Fortunately there is this window—this shoulder season—when the cooling weather that makes polenta seem appropriate coincides with the final week or so of the local corn harvest. I took advantage of this at a recent dinner class where I prepared polenta with fresh sweet corn to accompany one of my favorite dishes of braised pork with fennel and olives. It tasted so good to me that I prepared a batch at home this week to go with some garlicky sautéed Swiss Chard (which is just now returning to the market) and a spice-rubbed chicken breast (I used paprika, cumin and chile powder.  Rub to taste all over the chicken, along with some salt and pepper and follow the directions for a pan-roasted breast.  I used a boneless, skin-on breast this time, but the method is the same.  The cooking time will be less.).

The farmer that I buy my corn from told me this morning that next week will be the last week for corn this year, so my opportunity to prepare this, and other dishes like it, is fast drawing to a close.

Fresh Corn Polenta

2 T. unsalted butter
1 ½ c. fresh corn (from about 2 ears)
2 t. thyme leaves
1 recipe Basic Polenta (see below)
Salt & Pepper

Heat a large sauté pan over medium heat. Add the butter. When it foams, add the corn along with the thyme, about ¼ t. salt and freshly ground pepper. Sauté until the corn is just cooked through and is tender—about 3 to 4 minutes.

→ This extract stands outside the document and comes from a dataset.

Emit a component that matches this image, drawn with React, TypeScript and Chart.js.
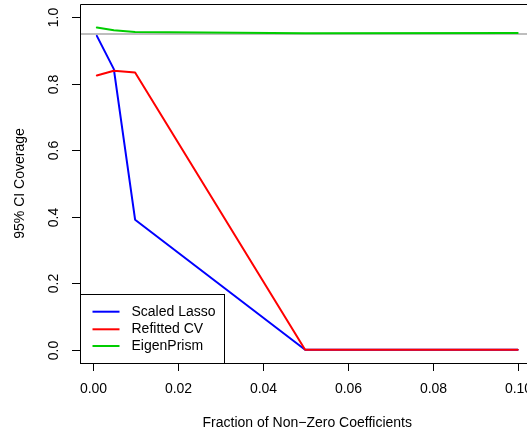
import React, { useEffect, useRef } from "react";
import { Chart, registerables } from "chart.js";

Chart.register(...registerables);

const xValues = [0.001, 0.005, 0.01, 0.05, 0.1];
const scaledLasso = [0.944, 0.844, 0.391, 0, 0];
const refittedCV = [0.825, 0.839, 0.834, 0, 0];
const eigenPrism = [0.969, 0.961, 0.956, 0.952, 0.953];
const seriesNames = ["Scaled Lasso", "Refitted CV", "EigenPrism"];
const seriesColors = ["#0000FF", "#FF0000", "#00CD00"];
const xTicks = [0, 0.02, 0.04, 0.06, 0.08, 0.1];
const xTickLabels = ["0.00", "0.02", "0.04", "0.06", "0.08", "0.10"];
const yTicks = [0, 0.2, 0.4, 0.6, 0.8, 1.0];
const yTickLabels = ["0.0", "0.2", "0.4", "0.6", "0.8", "1.0"];
const refLine = 0.95;
const xTitle = "Fraction of Non\u2212Zero Coefficients";
const yTitle = "95% CI Coverage";

const FONT = "14px 'Liberation Sans', Arial, Helvetica, sans-serif";

const rPlotPlugin = {
  id: "rplot",
  beforeDraw(chart: any) {
    const ctx = chart.ctx;
    ctx.save();
    ctx.fillStyle = "#FFFFFF";
    ctx.fillRect(0, 0, chart.width, chart.height);
    ctx.restore();
  },
  beforeDatasetsDraw(chart: any) {
    const ctx = chart.ctx;
    const { left, right } = chart.chartArea;
    const ys = chart.scales.y;
    ctx.save();
    const yr = ys.getPixelForValue(refLine);
    ctx.strokeStyle = "#BEBEBE";
    ctx.lineWidth = 2;
    ctx.beginPath();
    ctx.moveTo(left, yr);
    ctx.lineTo(right, yr);
    ctx.stroke();
    ctx.restore();
  },
  afterDatasetsDraw(chart: any) {
    const ctx = chart.ctx;
    const { left, right, top, bottom } = chart.chartArea;
    const xs = chart.scales.x;
    const ys = chart.scales.y;
    ctx.save();
    ctx.strokeStyle = "#000000";
    ctx.lineWidth = 1;
    ctx.beginPath();
    ctx.moveTo(right + 10, top + 0.5);
    ctx.lineTo(left + 0.5, top + 0.5);
    ctx.lineTo(left + 0.5, bottom + 0.5);
    ctx.lineTo(right + 10, bottom + 0.5);
    ctx.stroke();

    ctx.font = FONT;
    ctx.fillStyle = "#000000";
    ctx.textAlign = "center";
    ctx.textBaseline = "middle";
    xTicks.forEach((v, i) => {
      const px = Math.round(xs.getPixelForValue(v)) + 0.5;
      ctx.beginPath();
      ctx.moveTo(px, bottom);
      ctx.lineTo(px, bottom + 8);
      ctx.stroke();
      ctx.fillText(xTickLabels[i], px, bottom + 26);
    });
    yTicks.forEach((v, i) => {
      const py = Math.round(ys.getPixelForValue(v)) + 0.5;
      ctx.beginPath();
      ctx.moveTo(left - 8, py);
      ctx.lineTo(left, py);
      ctx.stroke();
      ctx.save();
      ctx.translate(left - 26, py);
      ctx.rotate(-Math.PI / 2);
      ctx.fillText(yTickLabels[i], 0, 0);
      ctx.restore();
    });
    const xCenter = (xs.getPixelForValue(xs.min) + xs.getPixelForValue(0.10396)) / 2;
    ctx.fillText(xTitle, xCenter, bottom + 60);
    ctx.save();
    ctx.translate(20, (top + bottom) / 2);
    ctx.rotate(-Math.PI / 2);
    ctx.fillText(yTitle, 0, 0);
    ctx.restore();

    const lx = left + 0.5;
    const ly = bottom - 69;
    const lw = 144;
    const lh = 69;
    ctx.fillStyle = "#FFFFFF";
    ctx.fillRect(lx, ly, lw, lh);
    ctx.strokeStyle = "#000000";
    ctx.lineWidth = 1;
    ctx.strokeRect(lx, ly + 0.5, lw, lh);
    const rows = [17.7, 35.3, 52];
    ctx.textAlign = "left";
    ctx.textBaseline = "middle";
    seriesNames.forEach((name, i) => {
      const ry = ly + rows[i];
      ctx.strokeStyle = seriesColors[i];
      ctx.lineWidth = 2;
      ctx.beginPath();
      ctx.moveTo(lx + 12, ry);
      ctx.lineTo(lx + 39, ry);
      ctx.stroke();
      ctx.fillStyle = "#000000";
      ctx.fillText(name, lx + 51, ry);
    });
    ctx.restore();
  },
};

export default function App() {
  const canvasRef = useRef<HTMLCanvasElement>(null);
  useEffect(() => {
    const canvas = canvasRef.current;
    if (!canvas) return;
    const seriesData = [scaledLasso, refittedCV, eigenPrism];
    const chart = new Chart(canvas, {
      type: "line",
      data: {
        datasets: seriesData.map((vals, i) => ({
          label: seriesNames[i],
          data: xValues.map((x, j) => ({ x, y: vals[j] })),
          borderColor: seriesColors[i],
          backgroundColor: seriesColors[i],
          borderWidth: 2,
          pointRadius: 0,
          borderCapStyle: "round" as const,
          borderJoinStyle: "round" as const,
          tension: 0,
          fill: false,
          order: 3 - i,
        })),
      },
      options: {
        responsive: false,
        animation: false,
        layout: { padding: { left: 80, top: 4, right: 0, bottom: 75 } },
        scales: {
          x: { type: "linear", display: false, min: -0.00296, max: 0.10219 },
          y: { type: "linear", display: false, min: -0.04, max: 1.04 },
        },
        plugins: {
          legend: { display: false },
          tooltip: { enabled: false },
        },
      },
      plugins: [rPlotPlugin],
    });
    return () => chart.destroy();
  }, []);
  return (
    <div style={{ position: "fixed", left: 0, top: 0, width: 527, height: 438 }}>
      <canvas ref={canvasRef} width={527} height={438} style={{ width: 527, height: 438 }} />
    </div>
  );
}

Remove from the heat. Stir the corn into the hot polenta just before serving. Serves 6 to 8.

Basic Polenta:
1 c. Polenta (organic stone-ground, if available)
salt & pepper
3 T. unsalted butter

Bring a large pot of water to a simmer—this water will be used in the polenta and also as a bain-marie (double boiler) over which to cook the polenta. While the water is coming to a boil, place 1 t. salt in a 1 ½-to 2-qt. stainless bowl. When the pot of water comes to a boil, measure 3 ½ cups of the water into the bowl with the salt. Using a whisk, stir the water into a whirlpool as you slowly pour in the polenta. Keep whisking in the same direction until the polenta is completely blended in and there are no lumps. Set the bowl over the simmering pot of water. Continue to whisk every few moments until you can see that the grains of polenta have begun to absorb the water and are suspended in the liquid and no longer settling in a mass at the bottom of the bowl. This should only take a few minutes. Cover the bowl with foil, sealing the edges securely. Cook for 1 ½ hours, keeping the water at a simmer. Occasionally uncover and stir the polenta with a rubber spatula—adding more hot water if the polenta becomes too stiff. Reseal the foil after each stirring. When finished, the polenta should be thick, soft & smooth and have no raw taste. It may be used immediately or held for up to 4 hours over steaming water. Add more salt and pepper to taste. Stir in the butter just before serving.

(Recipe for Fresh Corn Polenta from Sunday Suppers at Lucques by Suzanne Goin.  Method for Basic Polenta, adapted from The Splendid Table by Lynne Rossetto Kasper.)